Les commandants militaires thaïlandais et cambodgiens ont convenu mardi d’un cessez-le-feu temporaire, mettant en pause les tirs et les mouvements de troupes le long de la frontière jusqu’à lundi prochain. Cette accalmie vise à préparer le terrain avant la rencontre des ministres de la Défense des deux pays à Phnom Penh.
À la frontière, trois réunions distinctes ont permis aux responsables régionaux des deux armées d’établir des mesures de confiance. À Khlong Luek, dans la province de Sa Kaeo, le général Amarit Boonsuya a rencontré son homologue cambodgien en charge de la 5e région militaire. Plus à l’est, à Chong Chom (Surin), le lieutenant-général Boonsin Pladklang a échangé avec le chef de la 4e région militaire du Cambodge. Enfin, une réunion en ligne a réuni les autorités militaires de Chanthaburi et Trat avec leurs homologues cambodgiens.
Outre la suspension des opérations, les deux camps ont convenu d’ouvrir des canaux de communication d’urgence, dans l’espoir d’éviter tout incident imprévu. Cette démarche s’inscrit dans la continuité des discussions entre les Premiers ministres des deux pays, tenues lundi à Putrajaya, en Malaisie.
Les pourparlers militaires visent à établir un cadre commun post-trêve autour de ces axes :
– cessation des tirs,
– interdiction de cibler des civils,
– arrêt des mouvements de troupes, et
– gestion des blessés, défunts et détenus.
Le prochain rendez-vous diplomatique est prévu lundi à Phnom Penh, lors de la réunion du Comité général des frontières. Le général Tea Seiha, ministre cambodgien de la Défense, en assurera la présidence, tandis que le général Natthapon Nakpanich représentera la Thaïlande, en l’absence de titulaire officiel à ce poste.
Le gouvernement thaïlandais a confirmé que ses forces militaires contrôlaient désormais 11 sites clés le long de la frontière avec le Cambodge : Phu Makheua, Chong An Ma, Prasat Ta Muean Thom, Prasat Ta Kwai, Chong Bok, Don Tual, Sattasom, Chong Chom, Chong Sai Takoo, Preah Vihear et Playao.
Lors d’une déclaration officielle au siège du gouvernement, le contre-amiral Surasan Kongsiri et la représentante du ministère des Affaires étrangères, Maratee Nalita Andamo, ont dénoncé une série de violations cambodgiennes de l’accord de cessez-le-feu. Bien que la Thaïlande ait respecté l’arrêt des tirs dès minuit, des frappes cambodgiennes auraient visé le territoire thaïlandais dès les premières heures du jour, compromettant la confiance mutuelle.
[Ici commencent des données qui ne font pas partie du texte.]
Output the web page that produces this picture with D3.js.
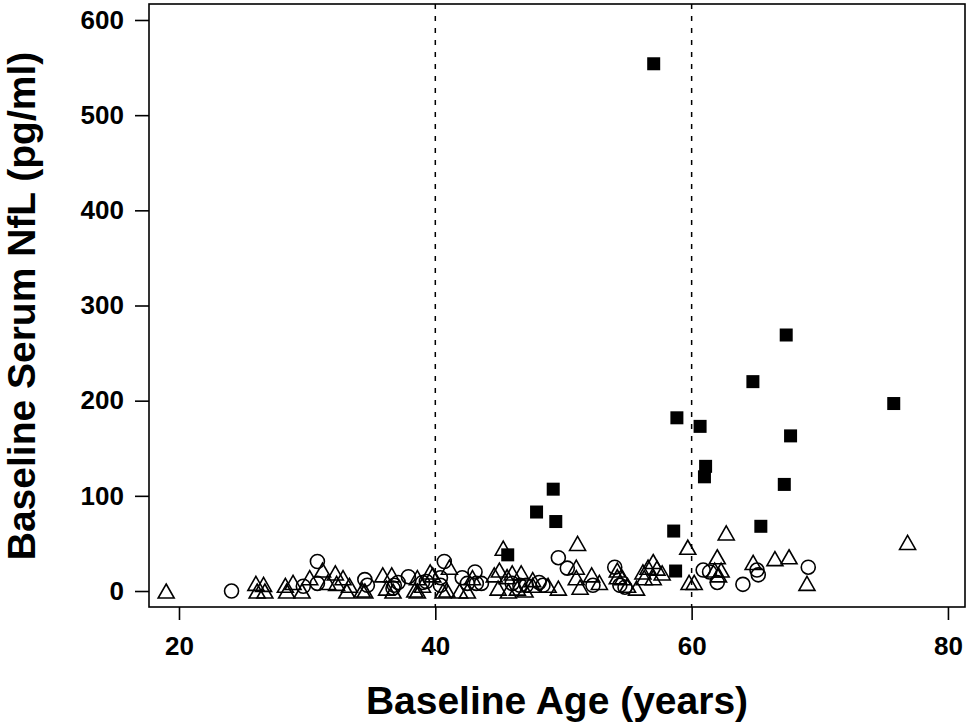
<!DOCTYPE html>
<html><head><meta charset="utf-8">
<script src="https://cdn.jsdelivr.net/npm/d3@7"></script>
<style>body{margin:0;background:#fff}svg{display:block}</style>
</head><body>
<svg id="c" width="970" height="727"></svg>
<script>
// ---- data ----
const xTicks = [20, 40, 60, 80];
const yTicks = [0, 100, 200, 300, 400, 500, 600];
const cutoffs = [40, 60];
const xTitle = "Baseline Age (years)";
const yTitle = "Baseline Serum NfL (pg/ml)";

const squareAge = [45.65, 47.9, 49.2, 49.4, 57.04, 58.6, 58.75, 58.85, 60.66, 61.09, 61.0, 64.78, 65.4, 67.23, 67.38, 67.72, 75.77];
const squareNfl = [38, 83, 107, 73, 554, 63, 21, 182, 173, 131, 120, 220, 68, 112, 269, 163, 197];

const circleAge = [24.1, 29.7, 30.8, 30.8, 34.5, 34.7, 36.8, 37.1, 36.7, 37.9, 39.0, 39.3, 40.4, 40.4, 40.7, 42.1, 42.5, 43.1, 43.2, 43.6, 46.0, 46.6, 47.1, 48.1, 48.4, 49.6, 50.3, 52.3, 54.0, 54.4, 54.8, 60.9, 61.4, 62.0, 64.0, 65.1, 65.2, 69.1];
const circleNfl = [0, 5, 31, 8, 12, 6, 6, 9, 3, 15, 9, 10, 14, 6, 31, 14, 8, 20, 8, 8, 8, 6, 6, 9, 6, 35, 24, 6, 25, 6, 4, 22, 20, 9, 7, 22, 17, 25];

const triAge = [19.0, 26.0, 26.6, 26.1, 26.7, 28.3, 28.9, 28.4, 29.6, 30.2, 31.2, 31.6, 32.2, 32.3, 32.8, 33.3, 33.1, 34.3, 34.5, 35.9, 36.6, 36.2, 36.7, 38.6, 39.0, 38.4, 38.6, 39.6, 39.8, 41.1, 40.9, 40.6, 41.9, 42.5, 42.9, 45.3, 44.6, 45.0, 45.6, 46.0, 46.7, 44.9, 45.7, 46.4, 47.0, 47.6, 47.6, 48.8, 49.6, 51.1, 51.0, 51.0, 51.3, 52.2, 52.8, 54.2, 54.2, 54.6, 55.0, 55.7, 56.2, 56.6, 57.0, 57.3, 57.7, 56.3, 57.0, 59.7, 59.8, 60.2, 62.0, 61.8, 62.3, 62.1, 62.7, 64.8, 66.5, 67.6, 69.0, 76.85];
const triNfl = [0, 8, 7, 0, 0, 6, 9, 0, 0, 14, 22, 9, 19, 8, 14, 6, 0, 1, 0, 17, 17, 3, 0, 14, 6, 1, 0, 20, 17, 25, 1, 0, 0, 0, 14, 45, 17, 22, 15, 19, 19, 3, 0, 3, 1, 12, 6, 6, 3, 50, 25, 14, 4, 17, 9, 22, 15, 14, 6, 3, 20, 25, 31, 24, 19, 14, 14, 46, 9, 9, 36, 22, 22, 17, 61, 30, 34, 36, 8, 51];

// ---- layout ----
const box = {left: 149, right: 965, top: 4, bottom: 607};
const x = d3.scaleLinear().domain([17.66, 81.33]).range([box.left, box.right]);
const y = d3.scaleLinear().domain([-16.8, 616.8]).range([box.bottom, box.top]);
const font = "'Liberation Sans', Arial, Helvetica, sans-serif";

const svg = d3.select("#c");

// dashed cutoff lines
svg.selectAll("line.cut").data(cutoffs).enter().append("line")
  .attr("x1", d => x(d)).attr("x2", d => x(d))
  .attr("y1", box.top).attr("y2", box.bottom)
  .attr("stroke", "#000").attr("stroke-width", 1.5)
  .attr("stroke-dasharray", "5,7");

// x axis
const xAxis = d3.axisBottom(x).tickValues(xTicks).tickSize(13).tickPadding(17).tickFormat(d3.format("d"));
const gx = svg.append("g").attr("transform", `translate(0,${box.bottom})`).call(xAxis);
gx.select(".domain").remove();
gx.selectAll("line").attr("stroke", "#000").attr("stroke-width", 1.6);
gx.selectAll("text").attr("font-family", font).attr("font-weight", "bold").attr("font-size", 26).attr("fill", "#000");

// y axis
const yAxis = d3.axisLeft(y).tickValues(yTicks).tickSize(14).tickPadding(11).tickFormat(d3.format("d"));
const gy = svg.append("g").attr("transform", `translate(${box.left},0)`).call(yAxis);
gy.select(".domain").remove();
gy.selectAll("line").attr("stroke", "#000").attr("stroke-width", 1.6);
gy.selectAll("text").attr("font-family", font).attr("font-weight", "bold").attr("font-size", 26).attr("fill", "#000");

// plot box
svg.append("rect").attr("x", box.left).attr("y", box.top)
  .attr("width", box.right - box.left).attr("height", box.bottom - box.top)
  .attr("fill", "none").attr("stroke", "#000").attr("stroke-width", 1.6);

// points
const tri = d3.range(triAge.length).map(i => ({a: triAge[i], v: triNfl[i]}));
const circ = d3.range(circleAge.length).map(i => ({a: circleAge[i], v: circleNfl[i]}));
const sq = d3.range(squareAge.length).map(i => ({a: squareAge[i], v: squareNfl[i]}));

const tw = 16, th = 14;
svg.append("g").selectAll("path").data(tri).enter().append("path")
  .attr("d", d => {
    const cx = x(d.a), cy = y(d.v);
    return `M${cx},${cy - th / 2}L${cx + tw / 2},${cy + th / 2}L${cx - tw / 2},${cy + th / 2}Z`;
  })
  .attr("fill", "none").attr("stroke", "#000").attr("stroke-width", 1.6).attr("stroke-linejoin", "miter");

svg.append("g").selectAll("circle").data(circ).enter().append("circle")
  .attr("cx", d => x(d.a)).attr("cy", d => y(d.v)).attr("r", 7)
  .attr("fill", "none").attr("stroke", "#000").attr("stroke-width", 1.6);

const ss = 13;
svg.append("g").selectAll("rect").data(sq).enter().append("rect")
  .attr("x", d => x(d.a) - ss / 2).attr("y", d => y(d.v) - ss / 2)
  .attr("width", ss).attr("height", ss).attr("fill", "#000");

// axis titles
svg.append("text").attr("x", (box.left + box.right) / 2).attr("y", 714)
  .attr("text-anchor", "middle").attr("font-family", font).attr("font-weight", "bold")
  .attr("font-size", 39).attr("fill", "#000").text(xTitle);

svg.append("text").attr("transform", `translate(35,306) rotate(-90)`)
  .attr("text-anchor", "middle").attr("font-family", font).attr("font-weight", "bold")
  .attr("font-size", 39).attr("fill", "#000").text(yTitle);
</script>
</body></html>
Bangkok affirme avoir riposté dans le cadre du droit à la légitime défense, tout en rejetant toute intention d’invasion territoriale. Le gouvernement accuse également Phnom Penh d’utiliser des sites antiques comme boucliers militaires, en infraction avec les conventions internationales de l’UNESCO. L’armée cambodgienne nie en bloc et souhaite organiser une visite du front avec les attachés militaires étrangers en poste à Phnom Penh.
Le bilan humain est lourd côté thaïlandais : 188 729 personnes ont été évacuées, et 53 civils ont été touchés (15 morts, 12 blessés graves, 13 modérés, 13 légers). Quatorze blessés restent hospitalisés. Au moins 20 établissements médicaux sont affectés, dont 13 totalement fermés, et 175 centres de santé de proximité impactés.
Quatre soldats thaïlandais ont été tués lundi dans des affrontements, portant le bilan total à 15 morts depuis la reprise des hostilités jeudi dernier.
Côté cambodgien, si l’on peut espérer un nombre de civils tués moins important, il ne fait pas de doute que le nombre de soldats morts est plus élevé, y compris des officiers supérieurs.
Mme Maratee a par ailleurs souligné l’importance de la cybersécurité, face à une montée des attaques en ligne et à la diffusion de fausses informations. Le public est invité à redoubler de vigilance et à signaler tout incident au ministère de l’Économie numérique.
À ce jour, la guerre lancée par Hun Sen tourne au désastre pour le Cambodge : le pays a perdu le contrôle de tous les temples situés sur son territoire selon les cartes de 1907. Certes, l’occupation par l’armée thaïlandaise de ces onze sites ne vaut pas reconnaissance territoriale définitive. Mais le ressentiment cambodgien envers la Thaïlande se renforce, alimenté par chaque revers. Cette guerre, souvent qualifiée de « plus bête du monde », mérite peut-être désormais un autre titre : celui de « la plus longue », tant une issue semble hors de portée.